-- start --

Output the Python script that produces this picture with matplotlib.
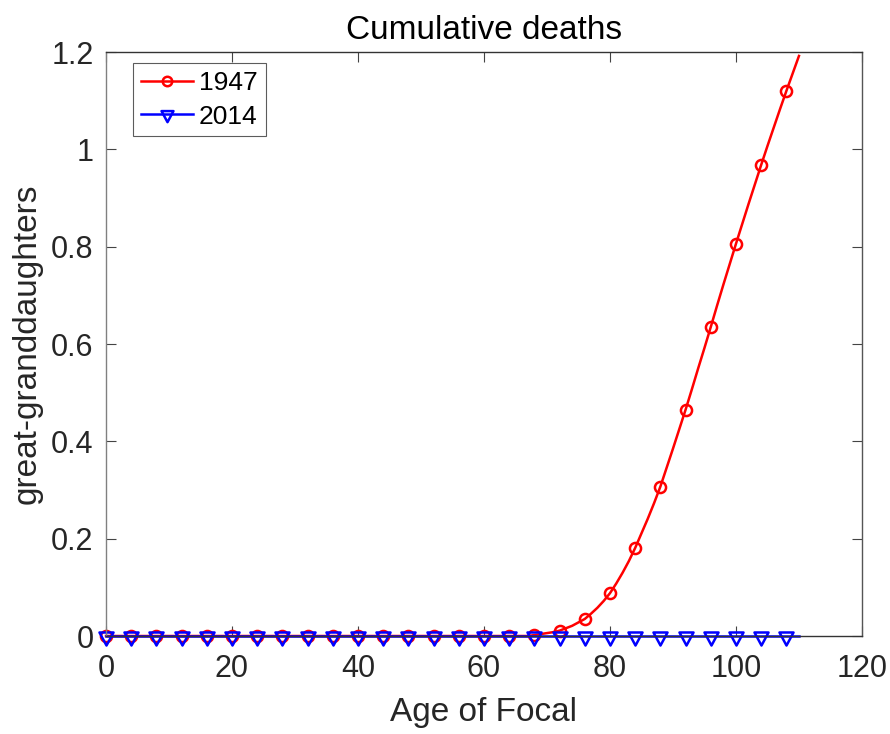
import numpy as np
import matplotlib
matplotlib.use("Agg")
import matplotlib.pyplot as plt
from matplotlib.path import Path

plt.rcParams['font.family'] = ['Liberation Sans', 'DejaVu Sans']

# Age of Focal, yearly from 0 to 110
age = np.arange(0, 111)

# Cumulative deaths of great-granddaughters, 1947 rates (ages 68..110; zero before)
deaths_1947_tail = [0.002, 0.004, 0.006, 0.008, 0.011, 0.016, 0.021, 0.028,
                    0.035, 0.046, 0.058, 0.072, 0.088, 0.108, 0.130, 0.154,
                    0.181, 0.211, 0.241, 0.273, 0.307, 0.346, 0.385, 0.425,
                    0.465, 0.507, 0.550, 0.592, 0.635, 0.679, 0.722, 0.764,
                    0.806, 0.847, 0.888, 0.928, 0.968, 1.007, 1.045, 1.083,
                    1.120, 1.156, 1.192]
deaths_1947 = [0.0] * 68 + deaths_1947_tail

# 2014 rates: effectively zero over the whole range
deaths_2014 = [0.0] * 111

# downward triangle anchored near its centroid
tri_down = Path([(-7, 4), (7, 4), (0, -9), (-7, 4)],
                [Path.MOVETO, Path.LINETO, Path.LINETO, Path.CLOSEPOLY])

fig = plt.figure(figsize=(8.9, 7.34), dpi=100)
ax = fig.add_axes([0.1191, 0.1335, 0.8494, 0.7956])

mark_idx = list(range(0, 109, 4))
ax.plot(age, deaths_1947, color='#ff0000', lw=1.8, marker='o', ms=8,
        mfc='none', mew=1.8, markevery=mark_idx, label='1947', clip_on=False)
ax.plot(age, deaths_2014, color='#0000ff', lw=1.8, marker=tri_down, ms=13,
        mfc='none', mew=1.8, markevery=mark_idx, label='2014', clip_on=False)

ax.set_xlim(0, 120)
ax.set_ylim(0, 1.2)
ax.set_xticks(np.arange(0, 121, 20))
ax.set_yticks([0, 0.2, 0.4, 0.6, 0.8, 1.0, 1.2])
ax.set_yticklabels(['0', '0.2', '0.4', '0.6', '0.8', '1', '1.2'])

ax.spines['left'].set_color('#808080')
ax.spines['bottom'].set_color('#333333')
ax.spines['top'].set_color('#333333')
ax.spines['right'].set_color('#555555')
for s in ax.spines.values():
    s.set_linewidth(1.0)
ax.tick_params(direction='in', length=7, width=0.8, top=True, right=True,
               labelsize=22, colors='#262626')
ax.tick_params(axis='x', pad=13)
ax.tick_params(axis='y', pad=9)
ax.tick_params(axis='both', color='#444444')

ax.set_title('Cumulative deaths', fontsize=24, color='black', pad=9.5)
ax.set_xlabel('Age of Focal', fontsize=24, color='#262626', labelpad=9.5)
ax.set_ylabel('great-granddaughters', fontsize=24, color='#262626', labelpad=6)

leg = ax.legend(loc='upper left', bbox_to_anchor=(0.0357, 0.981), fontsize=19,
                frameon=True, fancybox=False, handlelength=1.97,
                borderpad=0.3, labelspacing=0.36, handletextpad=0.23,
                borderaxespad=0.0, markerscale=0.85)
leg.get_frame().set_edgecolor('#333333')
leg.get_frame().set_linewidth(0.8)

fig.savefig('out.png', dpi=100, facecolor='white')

-- end --

Scan the listing above. Collect all lines with the word "matplotlib".

- [Task output]:
Output the Python script that produces this picture with matplotlib.
import matplotlib
matplotlib.use("Agg")
import matplotlib.pyplot as plt
from matplotlib.path import Path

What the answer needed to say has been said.